### Stated problem
Quote the entries word for word. Omit the pictures.

### Data entries

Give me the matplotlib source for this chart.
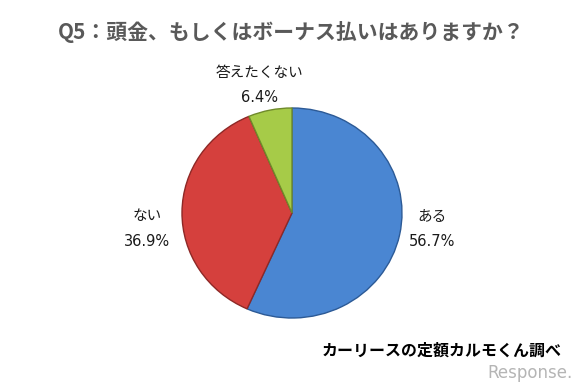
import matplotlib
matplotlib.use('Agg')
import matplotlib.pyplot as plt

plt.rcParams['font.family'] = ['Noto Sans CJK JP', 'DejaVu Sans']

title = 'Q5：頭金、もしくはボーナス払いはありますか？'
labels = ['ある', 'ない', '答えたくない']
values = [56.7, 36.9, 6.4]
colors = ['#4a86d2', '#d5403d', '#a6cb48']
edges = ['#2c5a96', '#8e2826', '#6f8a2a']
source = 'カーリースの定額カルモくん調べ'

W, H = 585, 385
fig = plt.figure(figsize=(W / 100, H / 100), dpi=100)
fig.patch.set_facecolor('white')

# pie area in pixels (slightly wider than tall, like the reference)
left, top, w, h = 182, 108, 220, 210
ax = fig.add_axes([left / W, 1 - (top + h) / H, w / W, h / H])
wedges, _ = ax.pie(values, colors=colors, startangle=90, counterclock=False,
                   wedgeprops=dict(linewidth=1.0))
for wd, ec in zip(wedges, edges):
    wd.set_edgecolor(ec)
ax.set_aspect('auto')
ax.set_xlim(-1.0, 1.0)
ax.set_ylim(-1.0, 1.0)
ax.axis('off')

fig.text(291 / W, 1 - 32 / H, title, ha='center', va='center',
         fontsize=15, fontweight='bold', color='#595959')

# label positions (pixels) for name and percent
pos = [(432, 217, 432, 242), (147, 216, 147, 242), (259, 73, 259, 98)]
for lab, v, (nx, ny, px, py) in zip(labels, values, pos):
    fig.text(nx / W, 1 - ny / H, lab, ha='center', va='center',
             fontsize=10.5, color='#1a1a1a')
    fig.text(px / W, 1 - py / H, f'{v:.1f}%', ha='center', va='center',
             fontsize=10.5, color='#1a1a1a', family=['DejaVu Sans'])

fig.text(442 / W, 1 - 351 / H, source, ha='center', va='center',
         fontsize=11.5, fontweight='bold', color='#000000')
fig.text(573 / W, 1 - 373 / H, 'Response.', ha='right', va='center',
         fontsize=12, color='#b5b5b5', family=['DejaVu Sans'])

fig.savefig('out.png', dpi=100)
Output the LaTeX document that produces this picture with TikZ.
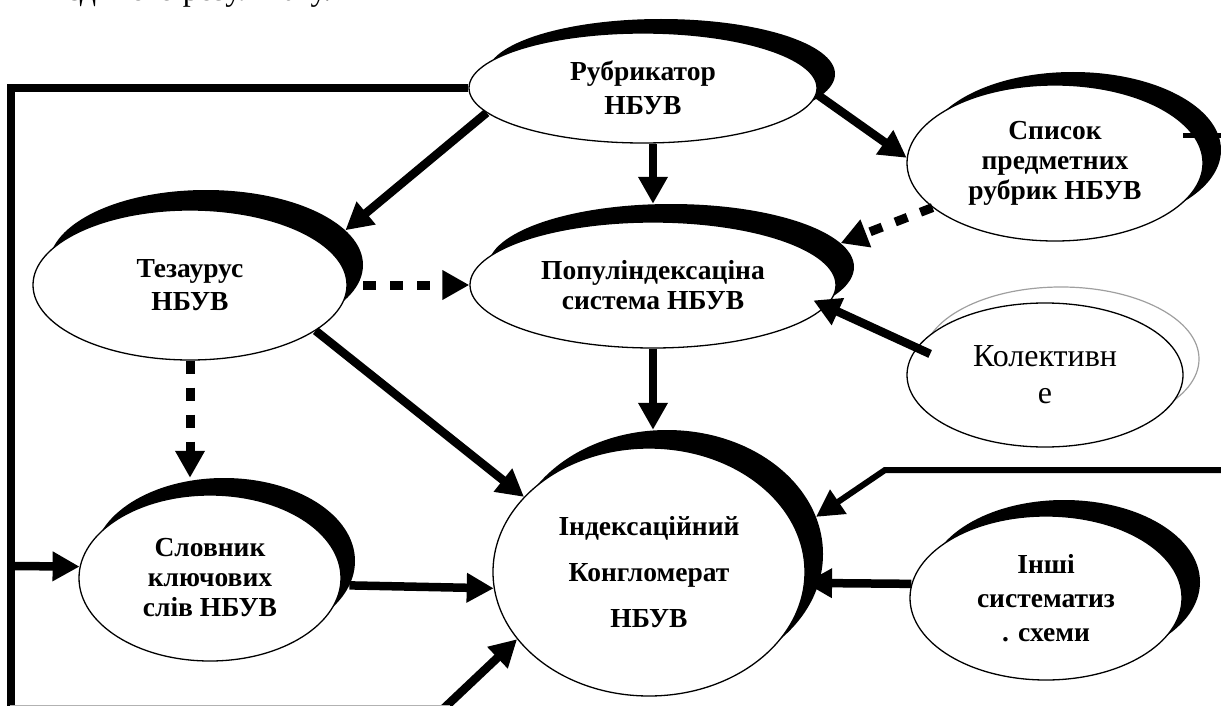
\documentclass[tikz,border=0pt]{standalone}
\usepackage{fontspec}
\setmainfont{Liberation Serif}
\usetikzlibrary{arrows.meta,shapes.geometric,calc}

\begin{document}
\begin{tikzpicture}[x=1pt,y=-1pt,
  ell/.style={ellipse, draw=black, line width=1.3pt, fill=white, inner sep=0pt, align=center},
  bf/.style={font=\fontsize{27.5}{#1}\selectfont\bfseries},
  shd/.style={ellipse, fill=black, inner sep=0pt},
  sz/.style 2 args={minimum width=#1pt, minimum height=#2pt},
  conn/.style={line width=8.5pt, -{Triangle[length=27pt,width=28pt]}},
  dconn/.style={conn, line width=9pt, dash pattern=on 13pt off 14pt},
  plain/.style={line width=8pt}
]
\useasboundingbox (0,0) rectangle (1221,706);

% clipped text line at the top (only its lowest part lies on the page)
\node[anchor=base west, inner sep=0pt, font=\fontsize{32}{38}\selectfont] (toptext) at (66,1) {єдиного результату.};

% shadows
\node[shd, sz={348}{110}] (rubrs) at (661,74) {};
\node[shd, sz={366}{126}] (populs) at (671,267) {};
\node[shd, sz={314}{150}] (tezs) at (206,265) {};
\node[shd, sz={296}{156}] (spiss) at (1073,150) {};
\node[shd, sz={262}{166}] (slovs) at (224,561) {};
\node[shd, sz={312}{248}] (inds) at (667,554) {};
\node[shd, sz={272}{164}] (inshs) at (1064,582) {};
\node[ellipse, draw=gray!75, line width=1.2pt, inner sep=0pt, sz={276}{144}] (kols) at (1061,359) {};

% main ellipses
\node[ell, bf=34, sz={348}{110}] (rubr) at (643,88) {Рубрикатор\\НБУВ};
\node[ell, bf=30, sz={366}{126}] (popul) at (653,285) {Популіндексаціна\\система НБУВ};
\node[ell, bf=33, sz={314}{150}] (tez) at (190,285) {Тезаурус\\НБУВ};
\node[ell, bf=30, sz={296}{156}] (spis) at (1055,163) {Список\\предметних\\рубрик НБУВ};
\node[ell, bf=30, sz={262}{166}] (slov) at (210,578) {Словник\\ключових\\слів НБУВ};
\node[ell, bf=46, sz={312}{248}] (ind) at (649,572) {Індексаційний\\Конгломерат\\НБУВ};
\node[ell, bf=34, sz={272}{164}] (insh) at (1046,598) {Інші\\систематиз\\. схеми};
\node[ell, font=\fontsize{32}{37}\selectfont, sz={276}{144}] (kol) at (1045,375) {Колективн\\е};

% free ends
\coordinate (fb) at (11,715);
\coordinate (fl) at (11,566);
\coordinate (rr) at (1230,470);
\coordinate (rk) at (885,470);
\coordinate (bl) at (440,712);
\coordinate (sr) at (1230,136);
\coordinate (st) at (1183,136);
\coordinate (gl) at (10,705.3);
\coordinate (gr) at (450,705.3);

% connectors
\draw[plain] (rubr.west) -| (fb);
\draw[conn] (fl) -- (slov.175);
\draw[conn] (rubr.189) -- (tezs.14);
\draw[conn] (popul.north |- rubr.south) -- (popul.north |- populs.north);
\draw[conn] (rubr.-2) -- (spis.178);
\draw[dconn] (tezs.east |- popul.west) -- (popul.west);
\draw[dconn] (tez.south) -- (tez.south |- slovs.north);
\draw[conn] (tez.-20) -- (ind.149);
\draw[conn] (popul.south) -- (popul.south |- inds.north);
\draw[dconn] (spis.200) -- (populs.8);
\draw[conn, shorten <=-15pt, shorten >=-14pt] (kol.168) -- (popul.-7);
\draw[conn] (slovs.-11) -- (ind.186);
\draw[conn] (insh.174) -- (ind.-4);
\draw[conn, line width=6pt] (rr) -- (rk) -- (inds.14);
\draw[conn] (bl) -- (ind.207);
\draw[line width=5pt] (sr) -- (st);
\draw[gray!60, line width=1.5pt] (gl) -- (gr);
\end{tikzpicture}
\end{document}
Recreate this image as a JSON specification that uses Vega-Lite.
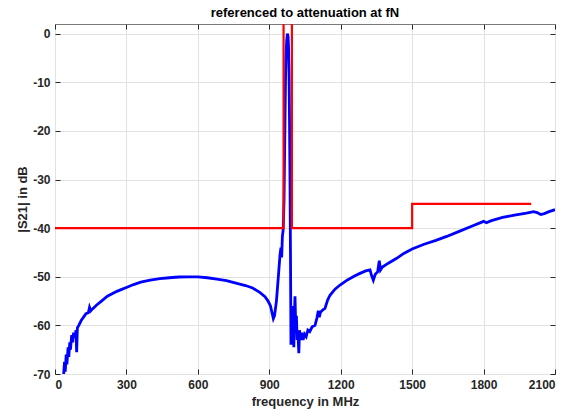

### In response
Give me the matplotlib source for this chart.
import matplotlib
matplotlib.use('Agg')
import matplotlib.pyplot as plt

plt.rcParams['font.family'] = ['Noto Sans CJK JP', 'DejaVu Sans']

title = 'Q5：頭金、もしくはボーナス払いはありますか？'
labels = ['ある', 'ない', '答えたくない']
values = [56.7, 36.9, 6.4]
colors = ['#4a86d2', '#d5403d', '#a6cb48']
edges = ['#2c5a96', '#8e2826', '#6f8a2a']
source = 'カーリースの定額カルモくん調べ'

W, H = 585, 385
fig = plt.figure(figsize=(W / 100, H / 100), dpi=100)
fig.patch.set_facecolor('white')

# pie area in pixels (slightly wider than tall, like the reference)
left, top, w, h = 182, 108, 220, 210
ax = fig.add_axes([left / W, 1 - (top + h) / H, w / W, h / H])
wedges, _ = ax.pie(values, colors=colors, startangle=90, counterclock=False,
                   wedgeprops=dict(linewidth=1.0))
for wd, ec in zip(wedges, edges):
    wd.set_edgecolor(ec)
ax.set_aspect('auto')
ax.set_xlim(-1.0, 1.0)
ax.set_ylim(-1.0, 1.0)
ax.axis('off')

fig.text(291 / W, 1 - 32 / H, title, ha='center', va='center',
         fontsize=15, fontweight='bold', color='#595959')

# label positions (pixels) for name and percent
pos = [(432, 217, 432, 242), (147, 216, 147, 242), (259, 73, 259, 98)]
for lab, v, (nx, ny, px, py) in zip(labels, values, pos):
    fig.text(nx / W, 1 - ny / H, lab, ha='center', va='center',
             fontsize=10.5, color='#1a1a1a')
    fig.text(px / W, 1 - py / H, f'{v:.1f}%', ha='center', va='center',
             fontsize=10.5, color='#1a1a1a', family=['DejaVu Sans'])

fig.text(442 / W, 1 - 351 / H, source, ha='center', va='center',
         fontsize=11.5, fontweight='bold', color='#000000')
fig.text(573 / W, 1 - 373 / H, 'Response.', ha='right', va='center',
         fontsize=12, color='#b5b5b5', family=['DejaVu Sans'])

fig.savefig('out.png', dpi=100)
Output the LaTeX document that produces this picture with TikZ.
\documentclass[tikz,border=0pt]{standalone}
\usepackage{fontspec}
\setmainfont{Liberation Serif}
\usetikzlibrary{arrows.meta,shapes.geometric,calc}

\begin{document}
\begin{tikzpicture}[x=1pt,y=-1pt,
  ell/.style={ellipse, draw=black, line width=1.3pt, fill=white, inner sep=0pt, align=center},
  bf/.style={font=\fontsize{27.5}{#1}\selectfont\bfseries},
  shd/.style={ellipse, fill=black, inner sep=0pt},
  sz/.style 2 args={minimum width=#1pt, minimum height=#2pt},
  conn/.style={line width=8.5pt, -{Triangle[length=27pt,width=28pt]}},
  dconn/.style={conn, line width=9pt, dash pattern=on 13pt off 14pt},
  plain/.style={line width=8pt}
]
\useasboundingbox (0,0) rectangle (1221,706);

% clipped text line at the top (only its lowest part lies on the page)
\node[anchor=base west, inner sep=0pt, font=\fontsize{32}{38}\selectfont] (toptext) at (66,1) {єдиного результату.};

% shadows
\node[shd, sz={348}{110}] (rubrs) at (661,74) {};
\node[shd, sz={366}{126}] (populs) at (671,267) {};
\node[shd, sz={314}{150}] (tezs) at (206,265) {};
\node[shd, sz={296}{156}] (spiss) at (1073,150) {};
\node[shd, sz={262}{166}] (slovs) at (224,561) {};
\node[shd, sz={312}{248}] (inds) at (667,554) {};
\node[shd, sz={272}{164}] (inshs) at (1064,582) {};
\node[ellipse, draw=gray!75, line width=1.2pt, inner sep=0pt, sz={276}{144}] (kols) at (1061,359) {};

% main ellipses
\node[ell, bf=34, sz={348}{110}] (rubr) at (643,88) {Рубрикатор\\НБУВ};
\node[ell, bf=30, sz={366}{126}] (popul) at (653,285) {Популіндексаціна\\система НБУВ};
\node[ell, bf=33, sz={314}{150}] (tez) at (190,285) {Тезаурус\\НБУВ};
\node[ell, bf=30, sz={296}{156}] (spis) at (1055,163) {Список\\предметних\\рубрик НБУВ};
\node[ell, bf=30, sz={262}{166}] (slov) at (210,578) {Словник\\ключових\\слів НБУВ};
\node[ell, bf=46, sz={312}{248}] (ind) at (649,572) {Індексаційний\\Конгломерат\\НБУВ};
\node[ell, bf=34, sz={272}{164}] (insh) at (1046,598) {Інші\\систематиз\\. схеми};
\node[ell, font=\fontsize{32}{37}\selectfont, sz={276}{144}] (kol) at (1045,375) {Колективн\\е};

% free ends
\coordinate (fb) at (11,715);
\coordinate (fl) at (11,566);
\coordinate (rr) at (1230,470);
\coordinate (rk) at (885,470);
\coordinate (bl) at (440,712);
\coordinate (sr) at (1230,136);
\coordinate (st) at (1183,136);
\coordinate (gl) at (10,705.3);
\coordinate (gr) at (450,705.3);

% connectors
\draw[plain] (rubr.west) -| (fb);
\draw[conn] (fl) -- (slov.175);
\draw[conn] (rubr.189) -- (tezs.14);
\draw[conn] (popul.north |- rubr.south) -- (popul.north |- populs.north);
\draw[conn] (rubr.-2) -- (spis.178);
\draw[dconn] (tezs.east |- popul.west) -- (popul.west);
\draw[dconn] (tez.south) -- (tez.south |- slovs.north);
\draw[conn] (tez.-20) -- (ind.149);
\draw[conn] (popul.south) -- (popul.south |- inds.north);
\draw[dconn] (spis.200) -- (populs.8);
\draw[conn, shorten <=-15pt, shorten >=-14pt] (kol.168) -- (popul.-7);
\draw[conn] (slovs.-11) -- (ind.186);
\draw[conn] (insh.174) -- (ind.-4);
\draw[conn, line width=6pt] (rr) -- (rk) -- (inds.14);
\draw[conn] (bl) -- (ind.207);
\draw[line width=5pt] (sr) -- (st);
\draw[gray!60, line width=1.5pt] (gl) -- (gr);
\end{tikzpicture}
\end{document}
Recreate this image as a JSON specification that uses Vega-Lite.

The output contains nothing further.